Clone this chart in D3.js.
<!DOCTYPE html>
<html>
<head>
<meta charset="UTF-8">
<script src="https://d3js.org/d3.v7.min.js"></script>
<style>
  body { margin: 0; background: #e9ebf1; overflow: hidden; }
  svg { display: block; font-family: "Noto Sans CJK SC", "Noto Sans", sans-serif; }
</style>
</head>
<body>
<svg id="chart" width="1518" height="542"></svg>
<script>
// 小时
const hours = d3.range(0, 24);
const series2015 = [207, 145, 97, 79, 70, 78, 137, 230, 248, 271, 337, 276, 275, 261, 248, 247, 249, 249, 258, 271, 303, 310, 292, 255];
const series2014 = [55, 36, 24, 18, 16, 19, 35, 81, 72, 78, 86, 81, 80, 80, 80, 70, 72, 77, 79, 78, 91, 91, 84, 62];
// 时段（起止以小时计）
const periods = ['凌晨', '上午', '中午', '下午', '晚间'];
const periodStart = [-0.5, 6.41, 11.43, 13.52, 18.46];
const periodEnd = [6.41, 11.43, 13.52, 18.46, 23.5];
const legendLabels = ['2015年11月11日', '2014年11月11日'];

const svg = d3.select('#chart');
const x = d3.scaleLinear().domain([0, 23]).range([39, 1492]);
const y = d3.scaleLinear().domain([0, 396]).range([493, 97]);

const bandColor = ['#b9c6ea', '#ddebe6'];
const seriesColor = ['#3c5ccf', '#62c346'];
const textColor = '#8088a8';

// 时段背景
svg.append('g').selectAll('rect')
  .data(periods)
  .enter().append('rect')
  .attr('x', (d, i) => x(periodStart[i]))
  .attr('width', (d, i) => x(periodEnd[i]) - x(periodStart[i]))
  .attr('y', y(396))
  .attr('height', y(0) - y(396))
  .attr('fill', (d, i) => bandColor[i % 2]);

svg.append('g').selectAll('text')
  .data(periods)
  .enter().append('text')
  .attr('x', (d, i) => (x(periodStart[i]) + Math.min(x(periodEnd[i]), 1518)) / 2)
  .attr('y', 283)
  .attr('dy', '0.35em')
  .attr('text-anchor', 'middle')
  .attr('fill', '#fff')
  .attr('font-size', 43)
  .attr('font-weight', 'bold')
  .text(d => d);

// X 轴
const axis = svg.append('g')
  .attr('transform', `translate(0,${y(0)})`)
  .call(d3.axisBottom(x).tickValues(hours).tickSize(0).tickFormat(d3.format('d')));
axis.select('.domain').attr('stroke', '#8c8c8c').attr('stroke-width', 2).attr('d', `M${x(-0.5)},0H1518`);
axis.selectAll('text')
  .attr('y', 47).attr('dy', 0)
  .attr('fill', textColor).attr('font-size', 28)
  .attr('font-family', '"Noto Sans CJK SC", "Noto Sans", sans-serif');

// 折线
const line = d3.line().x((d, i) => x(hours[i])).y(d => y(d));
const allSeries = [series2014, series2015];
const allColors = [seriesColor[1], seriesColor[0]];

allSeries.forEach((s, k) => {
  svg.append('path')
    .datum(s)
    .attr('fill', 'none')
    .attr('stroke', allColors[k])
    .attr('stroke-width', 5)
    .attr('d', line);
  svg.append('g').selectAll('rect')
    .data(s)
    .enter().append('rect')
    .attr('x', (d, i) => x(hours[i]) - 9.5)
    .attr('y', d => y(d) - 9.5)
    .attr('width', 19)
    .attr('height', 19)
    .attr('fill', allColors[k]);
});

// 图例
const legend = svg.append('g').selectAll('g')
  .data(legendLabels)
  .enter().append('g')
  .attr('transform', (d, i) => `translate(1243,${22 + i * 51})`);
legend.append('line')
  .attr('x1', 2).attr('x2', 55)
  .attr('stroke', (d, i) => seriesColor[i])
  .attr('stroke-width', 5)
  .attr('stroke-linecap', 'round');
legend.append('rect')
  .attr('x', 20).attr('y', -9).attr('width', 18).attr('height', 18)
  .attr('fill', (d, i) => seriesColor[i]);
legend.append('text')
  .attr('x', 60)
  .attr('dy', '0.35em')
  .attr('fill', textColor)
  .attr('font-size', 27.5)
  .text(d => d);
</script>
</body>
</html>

**Task brief**
Look through the listing and extract every line with "chart" in it.

**Written response**
Clone this chart in D3.js.
<svg id="chart" width="1518" height="542"></svg>
const svg = d3.select('#chart');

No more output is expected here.